Selenium Supplementation of Oregon Livestock

My lab is performing research studies to determine how nutrition affects immunity. We are interested in nutrigenomic technology, or the study of how nutraceuticals affect the expression of genes involved in the immune response.  We have several dog studies in progress to determine whether dietary changes can alter innate immune responses via changes in gene expression.  We have shown that phagocytosis by peripheral blood neutrophils and transcript levels of genes involved in neutrophil-mediated functions are decreased in older dogs compared with dogs less than 1 year of age, which may contribute to increased morbidity and mortality with aging. Currently we are trying to determine if dietary modifications can enhance neutrophil functions, and thus innate immunity, particularly in older dogs. 

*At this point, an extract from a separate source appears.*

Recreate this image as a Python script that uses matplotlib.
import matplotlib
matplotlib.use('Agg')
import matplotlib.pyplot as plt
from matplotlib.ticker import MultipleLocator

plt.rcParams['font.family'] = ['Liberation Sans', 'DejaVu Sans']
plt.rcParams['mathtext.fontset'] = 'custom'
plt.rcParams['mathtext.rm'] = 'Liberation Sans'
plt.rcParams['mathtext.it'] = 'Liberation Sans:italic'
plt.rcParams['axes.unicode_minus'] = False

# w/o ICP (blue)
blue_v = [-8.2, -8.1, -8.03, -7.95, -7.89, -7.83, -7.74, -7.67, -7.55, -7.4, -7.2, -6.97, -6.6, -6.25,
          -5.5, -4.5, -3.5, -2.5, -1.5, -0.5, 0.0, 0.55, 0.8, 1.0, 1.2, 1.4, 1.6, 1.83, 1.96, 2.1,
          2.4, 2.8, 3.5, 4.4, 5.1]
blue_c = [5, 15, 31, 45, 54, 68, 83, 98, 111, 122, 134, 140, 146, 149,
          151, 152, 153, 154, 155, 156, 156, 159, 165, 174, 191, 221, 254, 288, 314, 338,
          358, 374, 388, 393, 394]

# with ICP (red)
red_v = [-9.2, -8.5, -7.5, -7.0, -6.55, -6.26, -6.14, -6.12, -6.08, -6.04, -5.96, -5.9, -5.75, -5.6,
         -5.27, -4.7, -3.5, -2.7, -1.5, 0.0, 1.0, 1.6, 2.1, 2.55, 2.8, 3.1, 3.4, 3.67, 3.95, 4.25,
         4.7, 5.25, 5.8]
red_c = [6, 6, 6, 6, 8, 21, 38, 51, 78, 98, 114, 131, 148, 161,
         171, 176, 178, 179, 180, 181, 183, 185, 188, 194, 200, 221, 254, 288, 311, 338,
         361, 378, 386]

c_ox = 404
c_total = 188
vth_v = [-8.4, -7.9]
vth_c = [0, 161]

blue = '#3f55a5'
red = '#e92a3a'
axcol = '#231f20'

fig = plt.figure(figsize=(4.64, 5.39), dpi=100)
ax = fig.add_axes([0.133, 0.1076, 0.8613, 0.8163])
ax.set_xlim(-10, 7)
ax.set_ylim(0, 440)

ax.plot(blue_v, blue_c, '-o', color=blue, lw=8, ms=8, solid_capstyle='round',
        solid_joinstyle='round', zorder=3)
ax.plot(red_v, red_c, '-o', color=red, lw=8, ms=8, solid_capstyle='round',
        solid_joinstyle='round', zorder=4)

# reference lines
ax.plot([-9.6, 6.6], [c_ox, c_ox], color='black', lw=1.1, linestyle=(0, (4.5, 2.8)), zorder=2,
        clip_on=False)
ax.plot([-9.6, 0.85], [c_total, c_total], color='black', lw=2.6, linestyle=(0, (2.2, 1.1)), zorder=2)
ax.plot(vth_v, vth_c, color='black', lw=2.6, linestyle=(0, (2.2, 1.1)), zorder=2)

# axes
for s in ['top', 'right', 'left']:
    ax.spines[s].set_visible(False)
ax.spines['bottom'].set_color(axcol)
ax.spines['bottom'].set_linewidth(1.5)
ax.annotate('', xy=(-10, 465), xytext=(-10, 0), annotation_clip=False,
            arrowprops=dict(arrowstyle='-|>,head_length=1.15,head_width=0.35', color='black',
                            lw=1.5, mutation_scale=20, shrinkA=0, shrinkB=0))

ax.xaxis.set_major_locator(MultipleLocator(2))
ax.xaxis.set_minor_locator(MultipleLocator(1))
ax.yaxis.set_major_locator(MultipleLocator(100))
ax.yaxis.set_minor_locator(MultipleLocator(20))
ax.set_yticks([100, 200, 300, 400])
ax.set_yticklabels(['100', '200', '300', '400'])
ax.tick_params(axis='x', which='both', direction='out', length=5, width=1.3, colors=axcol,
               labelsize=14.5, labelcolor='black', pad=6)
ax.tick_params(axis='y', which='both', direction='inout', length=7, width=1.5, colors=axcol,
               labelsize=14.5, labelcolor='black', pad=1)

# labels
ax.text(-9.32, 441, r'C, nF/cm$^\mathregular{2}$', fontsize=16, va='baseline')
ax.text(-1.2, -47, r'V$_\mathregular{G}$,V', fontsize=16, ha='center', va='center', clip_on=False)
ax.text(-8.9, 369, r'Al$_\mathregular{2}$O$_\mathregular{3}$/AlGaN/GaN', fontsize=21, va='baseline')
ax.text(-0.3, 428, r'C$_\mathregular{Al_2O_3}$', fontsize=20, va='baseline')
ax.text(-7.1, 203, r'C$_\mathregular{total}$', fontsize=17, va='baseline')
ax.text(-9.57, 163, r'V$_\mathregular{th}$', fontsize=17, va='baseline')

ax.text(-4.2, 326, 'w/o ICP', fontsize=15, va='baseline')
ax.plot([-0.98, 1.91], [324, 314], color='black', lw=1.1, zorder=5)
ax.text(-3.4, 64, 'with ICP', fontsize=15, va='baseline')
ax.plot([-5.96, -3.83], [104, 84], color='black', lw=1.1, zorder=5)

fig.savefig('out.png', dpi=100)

My other research projects involve sheep and cows supplemented with selenium and its effects on the immune response.  Selenium has been known to function as a nutrient for over 50 years. However, the dietary requirements of selenium for optimal immune function remain to be determined. In addition, the efficacy of organic versus inorganic sources of selenium has not been thoroughly investigated. Our goals are to determine if supplementing selenium at levels above those currently recommended can improve innate and adaptive immune responses, and whether organic selenium has increased bioavailability compared to inorganic selenium.  Agronomic biofortification is defined as increasing the bioavailable concentration of an essential element in edible portions of crop plants through the use of fertilizers.  We are also investigating the potential for using Se-containing fertilizers to increase crop Se concentrations.